BREAK THE CYCLE! Plan ahead and make it happen.
Plan in advance when is the best time for you to take a break from work and ask your boss for a vacation leave. Merge it with public holidays to save on your holiday counts.
Book a flight (even months in advance), buy a guidebook, research and even book hostels or search for a couchsurfing host. Do everything that will force you to travel. If you can, book trips with friends so you have people to plan a trip with. If you can’t find anyone to go with, go by yourself and make friends when you get abroad.
SAVE. Don’t use lack of money as an excuse not to travel.
One of the excuses I often hear is that people could not travel because they don’t have the money. You don’t need to be rich to see the world.
Money is crucial in our lives but it should not be used as an excuse from achieving our dreams.
Control your spending. Do you need the newest iPhone? Think twice. Use these savings to plan a big trip. Or if you are really short on cash, travel small and visit a neighbouring country, island, state or city.
Arrange if you can ‘work virtually’.
Thanks to the conveniences of the Internet, virtual offices are possible.
I’ve worked ‘virtually’ for one and a half years in the Philippines. It was a positive experience for me; working away from an ‘office desk’ didn’t have any negative impact on my productivity and output level (I hope so 😉 ).
And working abroad means that you have the weekday evenings and the weekend to explore and travel.
Changing environments often encourages you to be motivated. Why sit in front of your boring desk if you can do work in the beaches of El Nido, for example. There is the downside of course that you have to work – but with a view like this, I don’t think you’ll regret it!
Ask your boss if you can work for 1-2 weeks virtually, and often if they trust you enough, they would say yes. You can do almost everything virtually – check and answer emails, make phone calls, attend meetings and even do presentations.
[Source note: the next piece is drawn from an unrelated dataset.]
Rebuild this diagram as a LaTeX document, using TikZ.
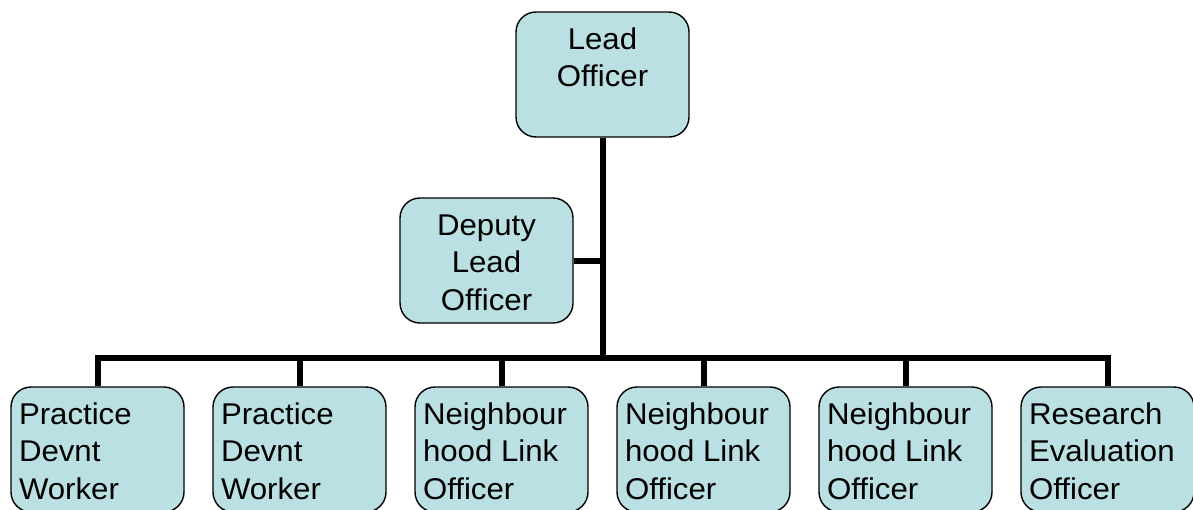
\documentclass[tikz,border=0pt]{standalone}
\usepackage{fontspec}
\setmainfont{Liberation Sans}[FakeStretch=1.04]
\usepackage{xcolor}
\usepackage{tikz}
\definecolor{boxblue}{HTML}{BBE0E3}
\newcommand{\orgtext}[2]{\parbox[c][125pt][t]{157pt}{#1\vspace*{11pt}\strut #2}}

\begin{document}
\begin{tikzpicture}[x=1pt,y=-1pt,
  post/.style={draw=black, line width=1.4pt, fill=boxblue, rounded corners=20pt,
               inner xsep=8pt, inner ysep=0pt,
               font=\fontsize{30}{37.5}\selectfont},
  conn/.style={draw=black, line width=6pt}]
\useasboundingbox (0,0) rectangle (1193,509);
\clip (0,0) rectangle (1193,509);

\node[post] (lead)   at (602.5,74.5)  {\orgtext{\centering}{Lead\\Officer}};
\node[post] (deputy) at (486.5,260.5) {\orgtext{\centering}{Deputy\\Lead\\Officer}};

\node[post] (pdw1) at (97.5,449.5)  {\orgtext{\raggedright}{Practice\\Devnt\\Worker}};
\node[post] (pdw2) at (299.5,449.5) {\orgtext{\raggedright}{Practice\\Devnt\\Worker}};
\node[post] (nlo1) at (501.5,449.5) {\orgtext{\raggedright}{Neighbour\\hood Link\\Officer}};
\node[post] (nlo2) at (703.5,449.5) {\orgtext{\raggedright}{Neighbour\\hood Link\\Officer}};
\node[post] (nlo3) at (905.5,449.5) {\orgtext{\raggedright}{Neighbour\\hood Link\\Officer}};
\node[post] (reo)  at (1107.5,449.5){\orgtext{\raggedright}{Research\\Evaluation\\Officer}};

\coordinate (bus) at (602.5,358);

\path[conn]
  (lead.south)   edge (bus)
  (deputy.east)  edge (deputy.east -| bus);
\draw[conn] (pdw1.north) |- (bus) -| (reo.north);
\foreach \n in {pdw2,nlo1,nlo2,nlo3}
  \draw[conn] (\n.north) -- (\n.north |- bus);
\end{tikzpicture}
\end{document}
Travel doesn’t need to take long –do it on weekends.
You don’t need to fly 12 hours or take a month-long holiday for it to be considered as ‘travel’. There’s no standard duration nor distance for a trip to be considered well, a trip. For me, the essence of travel is when you take the extra step in order to know and discover a destination regardless of the time spent nor the location.
I’m a fan of weekend travels and I’ve done it on several countries in my list.
There are times when I think that these days weren’t enough. It’s true – but there’s no stopping you from coming back there again.
You can go to a neighbouring city or a country across the border and still do what all other travellers are doing: exploring, ‘travelling local’ and getting drunk. 🙂
And finally, if you have an option: WORK ABROAD.
Find a job abroad that you like and apply. There are lots of opportunities available for people to work abroad. The salary may not pay well or the position may not be as prominent – but hey, at least you are in a new destination!
I’ve done most of my travels in the past four years while having a full-time job. I never stopped from actually having one. And if I add all the travels I’ve done in the past four years, it will equate to almost one year of being on the road (yup, almost equivalent to me travelling for one year around the world). For me, there are no differences whether you travel for one year or one weekend.
But I still manage to earn a living, go forward with my career and be happy. There are no secrets really. Happy travels!